_Given information_.
((
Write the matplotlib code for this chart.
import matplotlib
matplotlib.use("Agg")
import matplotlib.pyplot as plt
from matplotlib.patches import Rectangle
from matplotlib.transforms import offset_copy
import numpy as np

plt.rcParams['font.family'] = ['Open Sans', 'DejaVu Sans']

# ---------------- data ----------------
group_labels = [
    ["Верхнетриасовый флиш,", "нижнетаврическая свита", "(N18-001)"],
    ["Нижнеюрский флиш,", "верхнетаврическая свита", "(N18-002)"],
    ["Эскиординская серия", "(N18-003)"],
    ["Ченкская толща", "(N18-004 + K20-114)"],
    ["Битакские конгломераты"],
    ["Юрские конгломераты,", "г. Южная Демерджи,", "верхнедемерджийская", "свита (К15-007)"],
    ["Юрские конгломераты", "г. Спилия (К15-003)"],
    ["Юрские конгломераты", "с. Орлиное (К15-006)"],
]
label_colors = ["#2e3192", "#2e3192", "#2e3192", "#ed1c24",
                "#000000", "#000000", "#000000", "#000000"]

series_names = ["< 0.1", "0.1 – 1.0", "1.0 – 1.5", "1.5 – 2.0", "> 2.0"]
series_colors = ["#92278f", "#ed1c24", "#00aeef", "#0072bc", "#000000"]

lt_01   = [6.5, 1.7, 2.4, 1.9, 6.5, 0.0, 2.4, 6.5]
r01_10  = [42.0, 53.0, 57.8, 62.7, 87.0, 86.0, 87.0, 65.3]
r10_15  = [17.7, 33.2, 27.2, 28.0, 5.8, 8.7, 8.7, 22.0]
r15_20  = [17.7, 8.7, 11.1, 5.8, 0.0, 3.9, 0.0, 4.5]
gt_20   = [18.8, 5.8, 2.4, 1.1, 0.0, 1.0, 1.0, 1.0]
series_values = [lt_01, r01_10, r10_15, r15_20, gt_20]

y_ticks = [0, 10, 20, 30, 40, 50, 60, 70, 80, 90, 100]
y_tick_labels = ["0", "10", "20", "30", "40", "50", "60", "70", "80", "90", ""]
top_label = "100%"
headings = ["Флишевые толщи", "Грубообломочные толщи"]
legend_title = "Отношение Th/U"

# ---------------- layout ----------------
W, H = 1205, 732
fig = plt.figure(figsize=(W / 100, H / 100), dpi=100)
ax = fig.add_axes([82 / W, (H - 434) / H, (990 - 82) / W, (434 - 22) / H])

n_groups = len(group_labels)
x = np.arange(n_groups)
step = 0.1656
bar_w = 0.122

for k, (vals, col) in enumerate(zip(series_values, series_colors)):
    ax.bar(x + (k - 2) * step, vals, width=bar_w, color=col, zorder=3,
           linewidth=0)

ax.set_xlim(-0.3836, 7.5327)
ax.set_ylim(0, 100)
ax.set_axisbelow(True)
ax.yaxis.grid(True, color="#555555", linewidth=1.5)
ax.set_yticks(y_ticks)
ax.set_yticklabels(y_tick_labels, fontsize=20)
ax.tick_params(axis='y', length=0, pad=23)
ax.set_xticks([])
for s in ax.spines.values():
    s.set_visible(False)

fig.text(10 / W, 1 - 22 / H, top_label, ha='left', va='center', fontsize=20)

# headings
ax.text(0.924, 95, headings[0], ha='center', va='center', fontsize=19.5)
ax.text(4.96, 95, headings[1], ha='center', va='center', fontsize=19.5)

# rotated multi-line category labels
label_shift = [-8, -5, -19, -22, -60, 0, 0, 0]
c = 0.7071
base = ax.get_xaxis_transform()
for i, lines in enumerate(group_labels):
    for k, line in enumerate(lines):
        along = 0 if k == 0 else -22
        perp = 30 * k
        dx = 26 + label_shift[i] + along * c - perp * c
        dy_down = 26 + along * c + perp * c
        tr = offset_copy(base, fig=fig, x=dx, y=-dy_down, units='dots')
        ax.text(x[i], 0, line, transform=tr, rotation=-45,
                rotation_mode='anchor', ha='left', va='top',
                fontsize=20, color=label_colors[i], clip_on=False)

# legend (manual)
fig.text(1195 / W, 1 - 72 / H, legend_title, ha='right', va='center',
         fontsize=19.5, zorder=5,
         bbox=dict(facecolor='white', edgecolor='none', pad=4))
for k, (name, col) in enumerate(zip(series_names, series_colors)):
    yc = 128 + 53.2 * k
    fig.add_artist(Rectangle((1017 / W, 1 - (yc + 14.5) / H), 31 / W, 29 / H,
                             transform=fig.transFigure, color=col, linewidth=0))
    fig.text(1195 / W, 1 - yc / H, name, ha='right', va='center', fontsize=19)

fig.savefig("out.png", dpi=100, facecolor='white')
))
Copy out each line exactly as written.

_Task solution_.
Write the matplotlib code for this chart.
import matplotlib
matplotlib.use("Agg")
import matplotlib.pyplot as plt
from matplotlib.patches import Rectangle
from matplotlib.transforms import offset_copy
import numpy as np

plt.rcParams['font.family'] = ['Open Sans', 'DejaVu Sans']

# ---------------- data ----------------
group_labels = [
    ["Верхнетриасовый флиш,", "нижнетаврическая свита", "(N18-001)"],
    ["Нижнеюрский флиш,", "верхнетаврическая свита", "(N18-002)"],
    ["Эскиординская серия", "(N18-003)"],
    ["Ченкская толща", "(N18-004 + K20-114)"],
    ["Битакские конгломераты"],
    ["Юрские конгломераты,", "г. Южная Демерджи,", "верхнедемерджийская", "свита (К15-007)"],
    ["Юрские конгломераты", "г. Спилия (К15-003)"],
    ["Юрские конгломераты", "с. Орлиное (К15-006)"],
]
label_colors = ["#2e3192", "#2e3192", "#2e3192", "#ed1c24",
                "#000000", "#000000", "#000000", "#000000"]

series_names = ["< 0.1", "0.1 – 1.0", "1.0 – 1.5", "1.5 – 2.0", "> 2.0"]
series_colors = ["#92278f", "#ed1c24", "#00aeef", "#0072bc", "#000000"]

lt_01   = [6.5, 1.7, 2.4, 1.9, 6.5, 0.0, 2.4, 6.5]
r01_10  = [42.0, 53.0, 57.8, 62.7, 87.0, 86.0, 87.0, 65.3]
r10_15  = [17.7, 33.2, 27.2, 28.0, 5.8, 8.7, 8.7, 22.0]
r15_20  = [17.7, 8.7, 11.1, 5.8, 0.0, 3.9, 0.0, 4.5]
gt_20   = [18.8, 5.8, 2.4, 1.1, 0.0, 1.0, 1.0, 1.0]
series_values = [lt_01, r01_10, r10_15, r15_20, gt_20]

y_ticks = [0, 10, 20, 30, 40, 50, 60, 70, 80, 90, 100]
y_tick_labels = ["0", "10", "20", "30", "40", "50", "60", "70", "80", "90", ""]
top_label = "100%"
headings = ["Флишевые толщи", "Грубообломочные толщи"]
legend_title = "Отношение Th/U"

# ---------------- layout ----------------
W, H = 1205, 732
fig = plt.figure(figsize=(W / 100, H / 100), dpi=100)
ax = fig.add_axes([82 / W, (H - 434) / H, (990 - 82) / W, (434 - 22) / H])

n_groups = len(group_labels)
x = np.arange(n_groups)
step = 0.1656
bar_w = 0.122

for k, (vals, col) in enumerate(zip(series_values, series_colors)):
    ax.bar(x + (k - 2) * step, vals, width=bar_w, color=col, zorder=3,
           linewidth=0)

ax.set_xlim(-0.3836, 7.5327)
ax.set_ylim(0, 100)
ax.set_axisbelow(True)
ax.yaxis.grid(True, color="#555555", linewidth=1.5)
ax.set_yticks(y_ticks)
ax.set_yticklabels(y_tick_labels, fontsize=20)
ax.tick_params(axis='y', length=0, pad=23)
ax.set_xticks([])
for s in ax.spines.values():
    s.set_visible(False)

fig.text(10 / W, 1 - 22 / H, top_label, ha='left', va='center', fontsize=20)

# headings
ax.text(0.924, 95, headings[0], ha='center', va='center', fontsize=19.5)
ax.text(4.96, 95, headings[1], ha='center', va='center', fontsize=19.5)

# rotated multi-line category labels
label_shift = [-8, -5, -19, -22, -60, 0, 0, 0]
c = 0.7071
base = ax.get_xaxis_transform()
for i, lines in enumerate(group_labels):
    for k, line in enumerate(lines):
        along = 0 if k == 0 else -22
        perp = 30 * k
        dx = 26 + label_shift[i] + along * c - perp * c
        dy_down = 26 + along * c + perp * c
        tr = offset_copy(base, fig=fig, x=dx, y=-dy_down, units='dots')
        ax.text(x[i], 0, line, transform=tr, rotation=-45,
                rotation_mode='anchor', ha='left', va='top',
                fontsize=20, color=label_colors[i], clip_on=False)

# legend (manual)
fig.text(1195 / W, 1 - 72 / H, legend_title, ha='right', va='center',
         fontsize=19.5, zorder=5,
         bbox=dict(facecolor='white', edgecolor='none', pad=4))
for k, (name, col) in enumerate(zip(series_names, series_colors)):
    yc = 128 + 53.2 * k
    fig.add_artist(Rectangle((1017 / W, 1 - (yc + 14.5) / H), 31 / W, 29 / H,
                             transform=fig.transFigure, color=col, linewidth=0))
    fig.text(1195 / W, 1 - yc / H, name, ha='right', va='center', fontsize=19)

fig.savefig("out.png", dpi=100, facecolor='white')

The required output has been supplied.